What to produce
Repeat the material below word for word and leave out all pictures.

Data section
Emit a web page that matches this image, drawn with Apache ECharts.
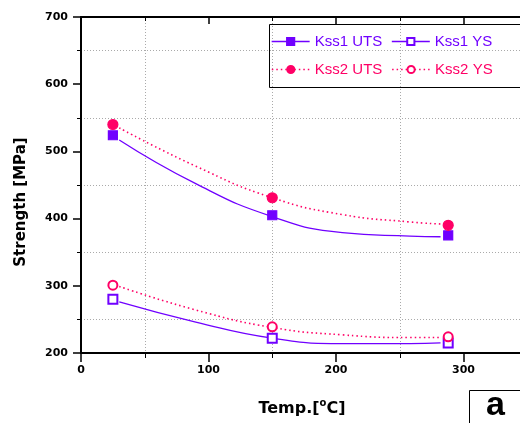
<!DOCTYPE html>
<html>
<head>
<meta charset="utf-8">
<script src="https://cdn.jsdelivr.net/npm/echarts@6/dist/echarts.min.js"></script>
<style>
html, body { margin: 0; padding: 0; background: #fff; }
#main { width: 520px; height: 423px; }
</style>
</head>
<body>
<div id="main"></div>
<script>
// measured points
var temps = [25, 150, 288];
var kss1Uts = [524, 405, 375];
var kss2Uts = [540, 431, 390];
var kss1Ys = [280, 222, 215];
var kss2Ys = [301, 239, 224];

// fitted curves
var fitTemps = [30, 90, 150, 205, 258, 282];
var kss1UtsFit = [517, 452, 403, 379, 374, 373];
var kss2UtsFit = [535, 478, 431, 406, 395, 392];
var kss1YsFit = [276, 246, 222, 214, 214, 215];
var kss2YsFit = [299, 264, 238, 227, 223, 223];

var yTicks = [200, 300, 400, 500, 600, 700];
var xTicks = [0, 100, 200, 300];

var purple = '#7000ff';
var pink = '#ff0066';
var tickFont = 'DejaVu Sans';

function pairs(xs, ys) {
    return xs.map(function (x, i) { return [x, ys[i]]; });
}

function fitSeries(name, ys, color, type) {
    return {
        name: name,
        type: 'line',
        data: pairs(fitTemps, ys),
        smooth: 0.5,
        symbol: 'none',
        silent: true,
        lineStyle: { color: color, width: type == 'solid' ? 1.3 : 1.6, type: type },
        z: 2
    };
}

function markSeries(name, ys, color, symbol, size) {
    return {
        name: name,
        type: 'line',
        data: pairs(temps, ys),
        symbol: symbol,
        symbolSize: size,
        showSymbol: true,
        itemStyle: { color: color, borderColor: color, borderWidth: 1.2 },
        lineStyle: { opacity: 0, color: color },
        z: 5
    };
}

function legendItem(name, color, type) {
    return {
        name: name,
        textStyle: { color: color },
        lineStyle: { color: color, width: type == 'solid' ? 1.3 : 1.6, type: type, opacity: 1 }
    };
}

var legendBase = {
    left: 271,
    itemWidth: 38,
    itemHeight: 9,
    itemGap: 9,
    padding: 0,
    selectedMode: false,
    textStyle: { fontFamily: 'Liberation Sans', fontSize: 15 }
};

var chart = echarts.init(document.getElementById('main'));

var option = {
    animation: false,
    backgroundColor: '#fff',
    grid: { left: 81, top: 17, width: 510, height: 336, outerBoundsMode: 'none', containLabel: false },
    legend: [
        Object.assign({}, legendBase, {
            top: 34,
            data: [legendItem('Kss1 UTS', purple, 'solid'), legendItem('Kss1 YS', purple, 'solid')]
        }),
        Object.assign({}, legendBase, {
            top: 62,
            data: [legendItem('Kss2 UTS', pink, [1.5, 3]), legendItem('Kss2 YS', pink, [1.5, 3])]
        })
    ],
    xAxis: [
        {
            type: 'value', min: 0, max: 400, interval: 100, position: 'bottom',
            axisLine: { show: true, lineStyle: { color: '#000', width: 2 } },
            axisTick: { show: true, length: 9, lineStyle: { color: '#000', width: 1.5 } },
            minorTick: { show: true, splitNumber: 2, length: 5, lineStyle: { color: '#000', width: 1 } },
            splitLine: { show: false },
            minorSplitLine: { show: true, lineStyle: { color: '#aaa', type: [1, 2], width: 1 } },
            axisLabel: {
                margin: 12, color: '#000', fontFamily: tickFont, fontWeight: 'bold', fontSize: 11,
                formatter: function (v) { return xTicks.indexOf(v) >= 0 ? String(v) : ''; }
            },
            name: 'Temp.[{sup|o}C]',
            nameLocation: 'middle',
            nameGap: 45,
            nameTextStyle: {
                color: '#000', fontFamily: tickFont, fontWeight: 'bold', fontSize: 16,
                padding: [0, 68, 0, 0],
                rich: { sup: { fontSize: 10, fontWeight: 'bold', fontFamily: tickFont, padding: [0, 0, 11, 0] } }
            }
        },
        {
            type: 'value', min: 0, max: 400, interval: 100, position: 'top',
            axisLine: { show: true, lineStyle: { color: '#000', width: 2 } },
            axisTick: { show: true, inside: true, length: 7, lineStyle: { color: '#000', width: 1.5 } },
            minorTick: { show: true, splitNumber: 2, length: 4, lineStyle: { color: '#000', width: 1 } },
            splitLine: { show: false },
            axisLabel: { show: false }
        }
    ],
    yAxis: {
        type: 'value', min: 200, max: 700, interval: 100,
        axisLine: { show: true, lineStyle: { color: '#000', width: 2 } },
        axisTick: { show: true, length: 8, lineStyle: { color: '#000', width: 1.5 } },
        minorTick: { show: true, splitNumber: 2, length: 4, lineStyle: { color: '#000', width: 1 } },
        splitLine: { show: false },
        minorSplitLine: { show: true, lineStyle: { color: '#aaa', type: [1, 2], width: 1 } },
        axisLabel: {
            margin: 13, color: '#000', fontFamily: tickFont, fontWeight: 'bold', fontSize: 11,
            formatter: function (v) { return yTicks.indexOf(v) >= 0 ? String(v) : ''; }
        },
        name: 'Strength [MPa]',
        nameLocation: 'middle',
        nameGap: 52,
        nameTextStyle: {
            color: '#000', fontFamily: tickFont, fontWeight: 'bold', fontSize: 15,
            padding: [0, 34, 0, 0]
        }
    },
    graphic: [
        {
            type: 'rect', left: 269, top: 24, z: 0,
            shape: { width: 260, height: 63 },
            style: { fill: '#fff', stroke: '#000', lineWidth: 1 }
        },
        {
            type: 'rect', left: 469, top: 390, z: 10,
            shape: { width: 60, height: 40 },
            style: { fill: '#fff', stroke: '#000', lineWidth: 1 }
        },
        {
            type: 'text', left: 486, top: 389, z: 11,
            style: { text: 'a', font: 'bold 34px "Liberation Sans"', fill: '#000' }
        }
    ],
    series: [
        fitSeries('Kss1 UTS fit', kss1UtsFit, purple, 'solid'),
        fitSeries('Kss1 YS fit', kss1YsFit, purple, 'solid'),
        fitSeries('Kss2 UTS fit', kss2UtsFit, pink, [1.5, 3]),
        fitSeries('Kss2 YS fit', kss2YsFit, pink, [1.5, 3]),
        markSeries('Kss1 UTS', kss1Uts, purple, 'rect', 9),
        markSeries('Kss1 YS', kss1Ys, purple, 'emptyRect', 9),
        markSeries('Kss2 UTS', kss2Uts, pink, 'circle', 10),
        markSeries('Kss2 YS', kss2Ys, pink, 'emptyCircle', 9)
    ]
};

chart.setOption(option);
</script>
</body>
</html>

Result below
Emit a web page that matches this image, drawn with Apache ECharts.
<!DOCTYPE html>
<html>
<head>
<meta charset="utf-8">
<script src="https://cdn.jsdelivr.net/npm/echarts@6/dist/echarts.min.js"></script>
<style>
html, body { margin: 0; padding: 0; background: #fff; }
#main { width: 520px; height: 423px; }
</style>
</head>
<body>
<div id="main"></div>
<script>
// measured points
var temps = [25, 150, 288];
var kss1Uts = [524, 405, 375];
var kss2Uts = [540, 431, 390];
var kss1Ys = [280, 222, 215];
var kss2Ys = [301, 239, 224];

// fitted curves
var fitTemps = [30, 90, 150, 205, 258, 282];
var kss1UtsFit = [517, 452, 403, 379, 374, 373];
var kss2UtsFit = [535, 478, 431, 406, 395, 392];
var kss1YsFit = [276, 246, 222, 214, 214, 215];
var kss2YsFit = [299, 264, 238, 227, 223, 223];

var yTicks = [200, 300, 400, 500, 600, 700];
var xTicks = [0, 100, 200, 300];

var purple = '#7000ff';
var pink = '#ff0066';
var tickFont = 'DejaVu Sans';

function pairs(xs, ys) {
    return xs.map(function (x, i) { return [x, ys[i]]; });
}

function fitSeries(name, ys, color, type) {
    return {
        name: name,
        type: 'line',
        data: pairs(fitTemps, ys),
        smooth: 0.5,
        symbol: 'none',
        silent: true,
        lineStyle: { color: color, width: type == 'solid' ? 1.3 : 1.6, type: type },
        z: 2
    };
}

function markSeries(name, ys, color, symbol, size) {
    return {
        name: name,
        type: 'line',
        data: pairs(temps, ys),
        symbol: symbol,
        symbolSize: size,
        showSymbol: true,
        itemStyle: { color: color, borderColor: color, borderWidth: 1.2 },
        lineStyle: { opacity: 0, color: color },
        z: 5
    };
}

function legendItem(name, color, type) {
    return {
        name: name,
        textStyle: { color: color },
        lineStyle: { color: color, width: type == 'solid' ? 1.3 : 1.6, type: type, opacity: 1 }
    };
}

var legendBase = {
    left: 271,
    itemWidth: 38,
    itemHeight: 9,
    itemGap: 9,
    padding: 0,
    selectedMode: false,
    textStyle: { fontFamily: 'Liberation Sans', fontSize: 15 }
};

var chart = echarts.init(document.getElementById('main'));

var option = {
    animation: false,
    backgroundColor: '#fff',
    grid: { left: 81, top: 17, width: 510, height: 336, outerBoundsMode: 'none', containLabel: false },
    legend: [
        Object.assign({}, legendBase, {
            top: 34,
            data: [legendItem('Kss1 UTS', purple, 'solid'), legendItem('Kss1 YS', purple, 'solid')]
        }),
        Object.assign({}, legendBase, {
            top: 62,
            data: [legendItem('Kss2 UTS', pink, [1.5, 3]), legendItem('Kss2 YS', pink, [1.5, 3])]
        })
    ],
    xAxis: [
        {
            type: 'value', min: 0, max: 400, interval: 100, position: 'bottom',
            axisLine: { show: true, lineStyle: { color: '#000', width: 2 } },
            axisTick: { show: true, length: 9, lineStyle: { color: '#000', width: 1.5 } },
            minorTick: { show: true, splitNumber: 2, length: 5, lineStyle: { color: '#000', width: 1 } },
            splitLine: { show: false },
            minorSplitLine: { show: true, lineStyle: { color: '#aaa', type: [1, 2], width: 1 } },
            axisLabel: {
                margin: 12, color: '#000', fontFamily: tickFont, fontWeight: 'bold', fontSize: 11,
                formatter: function (v) { return xTicks.indexOf(v) >= 0 ? String(v) : ''; }
            },
            name: 'Temp.[{sup|o}C]',
            nameLocation: 'middle',
            nameGap: 45,
            nameTextStyle: {
                color: '#000', fontFamily: tickFont, fontWeight: 'bold', fontSize: 16,
                padding: [0, 68, 0, 0],
                rich: { sup: { fontSize: 10, fontWeight: 'bold', fontFamily: tickFont, padding: [0, 0, 11, 0] } }
            }
        },
        {
            type: 'value', min: 0, max: 400, interval: 100, position: 'top',
            axisLine: { show: true, lineStyle: { color: '#000', width: 2 } },
            axisTick: { show: true, inside: true, length: 7, lineStyle: { color: '#000', width: 1.5 } },
            minorTick: { show: true, splitNumber: 2, length: 4, lineStyle: { color: '#000', width: 1 } },
            splitLine: { show: false },
            axisLabel: { show: false }
        }
    ],
    yAxis: {
        type: 'value', min: 200, max: 700, interval: 100,
        axisLine: { show: true, lineStyle: { color: '#000', width: 2 } },
        axisTick: { show: true, length: 8, lineStyle: { color: '#000', width: 1.5 } },
        minorTick: { show: true, splitNumber: 2, length: 4, lineStyle: { color: '#000', width: 1 } },
        splitLine: { show: false },
        minorSplitLine: { show: true, lineStyle: { color: '#aaa', type: [1, 2], width: 1 } },
        axisLabel: {
            margin: 13, color: '#000', fontFamily: tickFont, fontWeight: 'bold', fontSize: 11,
            formatter: function (v) { return yTicks.indexOf(v) >= 0 ? String(v) : ''; }
        },
        name: 'Strength [MPa]',
        nameLocation: 'middle',
        nameGap: 52,
        nameTextStyle: {
            color: '#000', fontFamily: tickFont, fontWeight: 'bold', fontSize: 15,
            padding: [0, 34, 0, 0]
        }
    },
    graphic: [
        {
            type: 'rect', left: 269, top: 24, z: 0,
            shape: { width: 260, height: 63 },
            style: { fill: '#fff', stroke: '#000', lineWidth: 1 }
        },
        {
            type: 'rect', left: 469, top: 390, z: 10,
            shape: { width: 60, height: 40 },
            style: { fill: '#fff', stroke: '#000', lineWidth: 1 }
        },
        {
            type: 'text', left: 486, top: 389, z: 11,
            style: { text: 'a', font: 'bold 34px "Liberation Sans"', fill: '#000' }
        }
    ],
    series: [
        fitSeries('Kss1 UTS fit', kss1UtsFit, purple, 'solid'),
        fitSeries('Kss1 YS fit', kss1YsFit, purple, 'solid'),
        fitSeries('Kss2 UTS fit', kss2UtsFit, pink, [1.5, 3]),
        fitSeries('Kss2 YS fit', kss2YsFit, pink, [1.5, 3]),
        markSeries('Kss1 UTS', kss1Uts, purple, 'rect', 9),
        markSeries('Kss1 YS', kss1Ys, purple, 'emptyRect', 9),
        markSeries('Kss2 UTS', kss2Uts, pink, 'circle', 10),
        markSeries('Kss2 YS', kss2Ys, pink, 'emptyCircle', 9)
    ]
};

chart.setOption(option);
</script>
</body>
</html>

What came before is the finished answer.